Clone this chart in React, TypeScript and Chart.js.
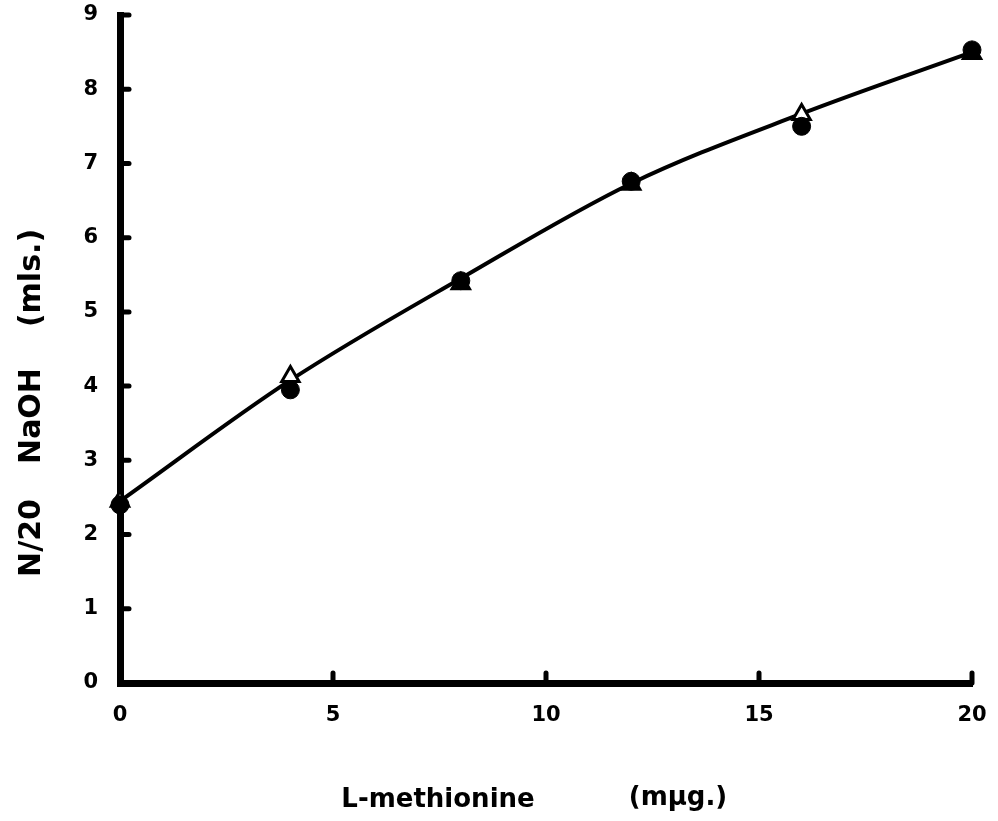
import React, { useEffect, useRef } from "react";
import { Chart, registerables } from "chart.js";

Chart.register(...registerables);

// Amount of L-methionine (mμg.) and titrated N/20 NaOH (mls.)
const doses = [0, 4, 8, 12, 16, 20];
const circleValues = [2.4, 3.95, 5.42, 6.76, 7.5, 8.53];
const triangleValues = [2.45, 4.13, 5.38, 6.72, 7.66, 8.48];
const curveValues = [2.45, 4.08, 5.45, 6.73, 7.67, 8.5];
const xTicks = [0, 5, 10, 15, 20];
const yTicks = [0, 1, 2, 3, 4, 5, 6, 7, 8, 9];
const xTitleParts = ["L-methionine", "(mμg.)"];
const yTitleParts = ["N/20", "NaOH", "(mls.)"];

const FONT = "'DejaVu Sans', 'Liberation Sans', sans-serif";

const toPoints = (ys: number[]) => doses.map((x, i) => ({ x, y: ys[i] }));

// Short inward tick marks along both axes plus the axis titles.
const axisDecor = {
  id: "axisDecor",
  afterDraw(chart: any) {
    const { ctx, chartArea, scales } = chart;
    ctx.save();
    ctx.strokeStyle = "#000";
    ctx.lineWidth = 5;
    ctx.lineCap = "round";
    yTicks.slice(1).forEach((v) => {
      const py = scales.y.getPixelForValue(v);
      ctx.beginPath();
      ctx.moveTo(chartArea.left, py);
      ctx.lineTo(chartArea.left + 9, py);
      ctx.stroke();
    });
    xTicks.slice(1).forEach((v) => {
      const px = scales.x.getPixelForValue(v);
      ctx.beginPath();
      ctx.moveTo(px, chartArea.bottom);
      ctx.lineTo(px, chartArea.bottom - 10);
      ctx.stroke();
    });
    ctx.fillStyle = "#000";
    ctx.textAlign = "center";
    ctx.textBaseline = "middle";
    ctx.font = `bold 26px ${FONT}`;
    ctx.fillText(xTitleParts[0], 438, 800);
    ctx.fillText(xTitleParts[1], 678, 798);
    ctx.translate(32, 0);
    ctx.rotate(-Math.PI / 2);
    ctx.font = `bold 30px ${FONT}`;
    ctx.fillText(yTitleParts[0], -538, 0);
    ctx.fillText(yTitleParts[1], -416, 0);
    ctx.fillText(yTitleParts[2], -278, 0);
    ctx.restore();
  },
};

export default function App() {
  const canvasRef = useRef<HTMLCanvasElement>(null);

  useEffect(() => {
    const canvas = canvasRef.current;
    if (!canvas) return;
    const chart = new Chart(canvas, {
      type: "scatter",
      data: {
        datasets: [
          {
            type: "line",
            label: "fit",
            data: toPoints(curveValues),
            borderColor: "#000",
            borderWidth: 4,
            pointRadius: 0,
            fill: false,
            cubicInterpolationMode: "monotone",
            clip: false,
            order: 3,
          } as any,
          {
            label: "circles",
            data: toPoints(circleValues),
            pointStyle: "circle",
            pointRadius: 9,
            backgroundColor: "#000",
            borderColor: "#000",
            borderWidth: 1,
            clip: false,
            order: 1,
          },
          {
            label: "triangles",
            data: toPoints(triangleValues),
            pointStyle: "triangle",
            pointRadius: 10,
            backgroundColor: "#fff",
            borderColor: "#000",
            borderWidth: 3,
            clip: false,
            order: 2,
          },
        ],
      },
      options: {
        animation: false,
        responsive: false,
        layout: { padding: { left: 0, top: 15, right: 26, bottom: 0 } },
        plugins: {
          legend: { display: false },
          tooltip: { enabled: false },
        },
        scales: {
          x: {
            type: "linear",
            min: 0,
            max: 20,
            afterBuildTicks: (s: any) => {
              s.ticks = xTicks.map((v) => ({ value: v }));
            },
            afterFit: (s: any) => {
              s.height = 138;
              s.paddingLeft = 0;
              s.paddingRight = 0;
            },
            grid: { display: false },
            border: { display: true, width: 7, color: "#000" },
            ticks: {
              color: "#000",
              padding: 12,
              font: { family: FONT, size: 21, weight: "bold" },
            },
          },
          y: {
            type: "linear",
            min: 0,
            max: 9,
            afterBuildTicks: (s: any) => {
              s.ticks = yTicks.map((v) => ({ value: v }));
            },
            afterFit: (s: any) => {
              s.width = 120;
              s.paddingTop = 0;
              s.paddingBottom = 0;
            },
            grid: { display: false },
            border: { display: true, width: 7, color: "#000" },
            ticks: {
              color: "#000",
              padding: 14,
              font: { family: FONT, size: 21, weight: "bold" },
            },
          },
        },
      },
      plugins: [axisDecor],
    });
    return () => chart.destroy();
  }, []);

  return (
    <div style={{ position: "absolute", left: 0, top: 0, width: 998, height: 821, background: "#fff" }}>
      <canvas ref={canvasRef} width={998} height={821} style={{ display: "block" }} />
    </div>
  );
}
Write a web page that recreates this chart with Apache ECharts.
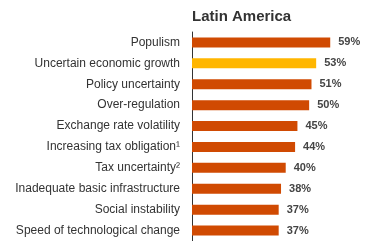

REQUIREMENT =
Please reproduce the listing exactly from its opening line through the line that contains "const toPoints = (ys: number[])", both included, with all pictures omitted.

RESULT =
Clone this chart in React, TypeScript and Chart.js.
import React, { useEffect, useRef } from "react";
import { Chart, registerables } from "chart.js";

Chart.register(...registerables);

// Amount of L-methionine (mμg.) and titrated N/20 NaOH (mls.)
const doses = [0, 4, 8, 12, 16, 20];
const circleValues = [2.4, 3.95, 5.42, 6.76, 7.5, 8.53];
const triangleValues = [2.45, 4.13, 5.38, 6.72, 7.66, 8.48];
const curveValues = [2.45, 4.08, 5.45, 6.73, 7.67, 8.5];
const xTicks = [0, 5, 10, 15, 20];
const yTicks = [0, 1, 2, 3, 4, 5, 6, 7, 8, 9];
const xTitleParts = ["L-methionine", "(mμg.)"];
const yTitleParts = ["N/20", "NaOH", "(mls.)"];

const FONT = "'DejaVu Sans', 'Liberation Sans', sans-serif";

const toPoints = (ys: number[]) => doses.map((x, i) => ({ x, y: ys[i] }));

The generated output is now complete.